_THE REQUEST_: Exclude the pictures and return every line exactly as written.

_DATA SHOWN_:
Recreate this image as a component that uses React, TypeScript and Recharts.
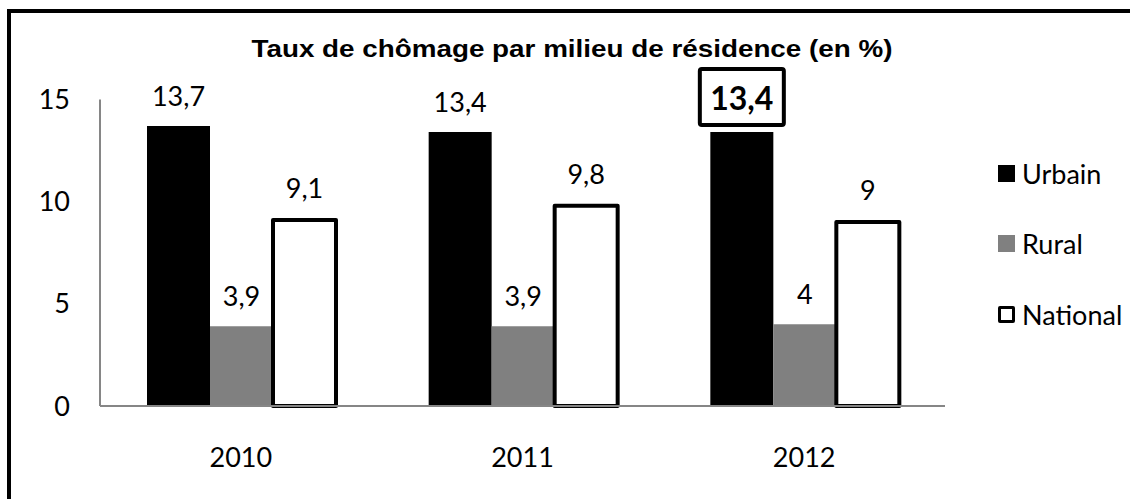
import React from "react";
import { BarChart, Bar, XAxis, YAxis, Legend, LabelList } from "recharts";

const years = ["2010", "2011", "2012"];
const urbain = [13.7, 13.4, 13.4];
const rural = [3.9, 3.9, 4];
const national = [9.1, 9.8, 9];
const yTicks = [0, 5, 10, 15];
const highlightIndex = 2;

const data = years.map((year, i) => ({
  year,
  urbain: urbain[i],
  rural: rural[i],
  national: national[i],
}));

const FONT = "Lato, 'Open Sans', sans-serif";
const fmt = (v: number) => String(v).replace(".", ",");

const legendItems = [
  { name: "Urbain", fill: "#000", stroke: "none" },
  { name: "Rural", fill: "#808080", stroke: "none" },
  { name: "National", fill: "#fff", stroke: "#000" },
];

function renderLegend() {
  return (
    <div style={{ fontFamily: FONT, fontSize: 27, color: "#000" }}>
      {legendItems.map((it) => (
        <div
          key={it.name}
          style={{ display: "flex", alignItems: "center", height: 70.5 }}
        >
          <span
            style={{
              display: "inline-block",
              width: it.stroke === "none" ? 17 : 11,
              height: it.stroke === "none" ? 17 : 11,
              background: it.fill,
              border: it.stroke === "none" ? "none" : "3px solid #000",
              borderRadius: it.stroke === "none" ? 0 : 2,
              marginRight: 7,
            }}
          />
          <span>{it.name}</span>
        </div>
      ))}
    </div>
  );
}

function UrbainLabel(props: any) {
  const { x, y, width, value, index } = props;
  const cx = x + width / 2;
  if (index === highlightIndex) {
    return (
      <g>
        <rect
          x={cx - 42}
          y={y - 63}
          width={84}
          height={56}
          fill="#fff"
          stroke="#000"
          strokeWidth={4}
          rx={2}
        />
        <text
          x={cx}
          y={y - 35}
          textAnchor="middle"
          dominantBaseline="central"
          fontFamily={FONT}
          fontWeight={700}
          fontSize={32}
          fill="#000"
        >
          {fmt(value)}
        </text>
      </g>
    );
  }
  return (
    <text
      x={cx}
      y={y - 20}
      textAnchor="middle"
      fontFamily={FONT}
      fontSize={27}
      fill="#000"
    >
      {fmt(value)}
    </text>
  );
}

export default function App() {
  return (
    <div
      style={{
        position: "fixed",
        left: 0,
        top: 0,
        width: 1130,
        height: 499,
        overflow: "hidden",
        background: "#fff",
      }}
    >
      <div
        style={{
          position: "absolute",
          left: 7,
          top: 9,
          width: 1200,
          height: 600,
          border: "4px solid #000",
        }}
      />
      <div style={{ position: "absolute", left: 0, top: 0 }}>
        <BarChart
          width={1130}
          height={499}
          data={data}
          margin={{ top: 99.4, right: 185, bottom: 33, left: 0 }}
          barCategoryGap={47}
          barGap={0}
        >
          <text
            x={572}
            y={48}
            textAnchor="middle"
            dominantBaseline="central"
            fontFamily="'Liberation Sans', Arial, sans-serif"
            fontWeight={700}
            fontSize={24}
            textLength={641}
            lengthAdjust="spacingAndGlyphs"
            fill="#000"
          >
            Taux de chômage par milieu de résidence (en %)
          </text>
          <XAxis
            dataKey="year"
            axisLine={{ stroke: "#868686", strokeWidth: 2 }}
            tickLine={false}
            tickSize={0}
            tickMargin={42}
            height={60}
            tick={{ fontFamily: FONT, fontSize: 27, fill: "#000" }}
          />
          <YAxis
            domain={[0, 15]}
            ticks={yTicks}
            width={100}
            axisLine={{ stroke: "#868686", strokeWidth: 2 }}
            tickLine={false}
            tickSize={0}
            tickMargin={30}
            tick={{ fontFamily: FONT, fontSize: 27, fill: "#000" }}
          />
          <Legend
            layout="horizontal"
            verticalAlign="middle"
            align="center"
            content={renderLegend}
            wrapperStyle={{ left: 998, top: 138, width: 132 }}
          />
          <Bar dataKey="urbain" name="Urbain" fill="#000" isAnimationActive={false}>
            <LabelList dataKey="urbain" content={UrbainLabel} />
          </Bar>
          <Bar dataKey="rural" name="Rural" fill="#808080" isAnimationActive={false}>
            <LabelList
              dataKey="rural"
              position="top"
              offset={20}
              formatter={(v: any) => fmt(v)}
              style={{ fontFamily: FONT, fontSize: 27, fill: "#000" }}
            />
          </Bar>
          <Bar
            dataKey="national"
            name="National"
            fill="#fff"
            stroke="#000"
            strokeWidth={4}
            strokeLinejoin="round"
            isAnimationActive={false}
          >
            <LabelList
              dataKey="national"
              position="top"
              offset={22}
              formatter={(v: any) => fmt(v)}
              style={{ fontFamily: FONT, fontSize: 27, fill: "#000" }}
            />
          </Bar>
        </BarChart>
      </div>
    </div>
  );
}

_ANSWER IN FULL_:
Recreate this image as a component that uses React, TypeScript and Recharts.
import React from "react";
import { BarChart, Bar, XAxis, YAxis, Legend, LabelList } from "recharts";

const years = ["2010", "2011", "2012"];
const urbain = [13.7, 13.4, 13.4];
const rural = [3.9, 3.9, 4];
const national = [9.1, 9.8, 9];
const yTicks = [0, 5, 10, 15];
const highlightIndex = 2;

const data = years.map((year, i) => ({
  year,
  urbain: urbain[i],
  rural: rural[i],
  national: national[i],
}));

const FONT = "Lato, 'Open Sans', sans-serif";
const fmt = (v: number) => String(v).replace(".", ",");

const legendItems = [
  { name: "Urbain", fill: "#000", stroke: "none" },
  { name: "Rural", fill: "#808080", stroke: "none" },
  { name: "National", fill: "#fff", stroke: "#000" },
];

function renderLegend() {
  return (
    <div style={{ fontFamily: FONT, fontSize: 27, color: "#000" }}>
      {legendItems.map((it) => (
        <div
          key={it.name}
          style={{ display: "flex", alignItems: "center", height: 70.5 }}
        >
          <span
            style={{
              display: "inline-block",
              width: it.stroke === "none" ? 17 : 11,
              height: it.stroke === "none" ? 17 : 11,
              background: it.fill,
              border: it.stroke === "none" ? "none" : "3px solid #000",
              borderRadius: it.stroke === "none" ? 0 : 2,
              marginRight: 7,
            }}
          />
          <span>{it.name}</span>
        </div>
      ))}
    </div>
  );
}

function UrbainLabel(props: any) {
  const { x, y, width, value, index } = props;
  const cx = x + width / 2;
  if (index === highlightIndex) {
    return (
      <g>
        <rect
          x={cx - 42}
          y={y - 63}
          width={84}
          height={56}
          fill="#fff"
          stroke="#000"
          strokeWidth={4}
          rx={2}
        />
        <text
          x={cx}
          y={y - 35}
          textAnchor="middle"
          dominantBaseline="central"
          fontFamily={FONT}
          fontWeight={700}
          fontSize={32}
          fill="#000"
        >
          {fmt(value)}
        </text>
      </g>
    );
  }
  return (
    <text
      x={cx}
      y={y - 20}
      textAnchor="middle"
      fontFamily={FONT}
      fontSize={27}
      fill="#000"
    >
      {fmt(value)}
    </text>
  );
}

export default function App() {
  return (
    <div
      style={{
        position: "fixed",
        left: 0,
        top: 0,
        width: 1130,
        height: 499,
        overflow: "hidden",
        background: "#fff",
      }}
    >
      <div
        style={{
          position: "absolute",
          left: 7,
          top: 9,
          width: 1200,
          height: 600,
          border: "4px solid #000",
        }}
      />
      <div style={{ position: "absolute", left: 0, top: 0 }}>
        <BarChart
          width={1130}
          height={499}
          data={data}
          margin={{ top: 99.4, right: 185, bottom: 33, left: 0 }}
          barCategoryGap={47}
          barGap={0}
        >
          <text
            x={572}
            y={48}
            textAnchor="middle"
            dominantBaseline="central"
            fontFamily="'Liberation Sans', Arial, sans-serif"
            fontWeight={700}
            fontSize={24}
            textLength={641}
            lengthAdjust="spacingAndGlyphs"
            fill="#000"
          >
            Taux de chômage par milieu de résidence (en %)
          </text>
          <XAxis
            dataKey="year"
            axisLine={{ stroke: "#868686", strokeWidth: 2 }}
            tickLine={false}
            tickSize={0}
            tickMargin={42}
            height={60}
            tick={{ fontFamily: FONT, fontSize: 27, fill: "#000" }}
          />
          <YAxis
            domain={[0, 15]}
            ticks={yTicks}
            width={100}
            axisLine={{ stroke: "#868686", strokeWidth: 2 }}
            tickLine={false}
            tickSize={0}
            tickMargin={30}
            tick={{ fontFamily: FONT, fontSize: 27, fill: "#000" }}
          />
          <Legend
            layout="horizontal"
            verticalAlign="middle"
            align="center"
            content={renderLegend}
            wrapperStyle={{ left: 998, top: 138, width: 132 }}
          />
          <Bar dataKey="urbain" name="Urbain" fill="#000" isAnimationActive={false}>
            <LabelList dataKey="urbain" content={UrbainLabel} />
          </Bar>
          <Bar dataKey="rural" name="Rural" fill="#808080" isAnimationActive={false}>
            <LabelList
              dataKey="rural"
              position="top"
              offset={20}
              formatter={(v: any) => fmt(v)}
              style={{ fontFamily: FONT, fontSize: 27, fill: "#000" }}
            />
          </Bar>
          <Bar
            dataKey="national"
            name="National"
            fill="#fff"
            stroke="#000"
            strokeWidth={4}
            strokeLinejoin="round"
            isAnimationActive={false}
          >
            <LabelList
              dataKey="national"
              position="top"
              offset={22}
              formatter={(v: any) => fmt(v)}
              style={{ fontFamily: FONT, fontSize: 27, fill: "#000" }}
            />
          </Bar>
        </BarChart>
      </div>
    </div>
  );
}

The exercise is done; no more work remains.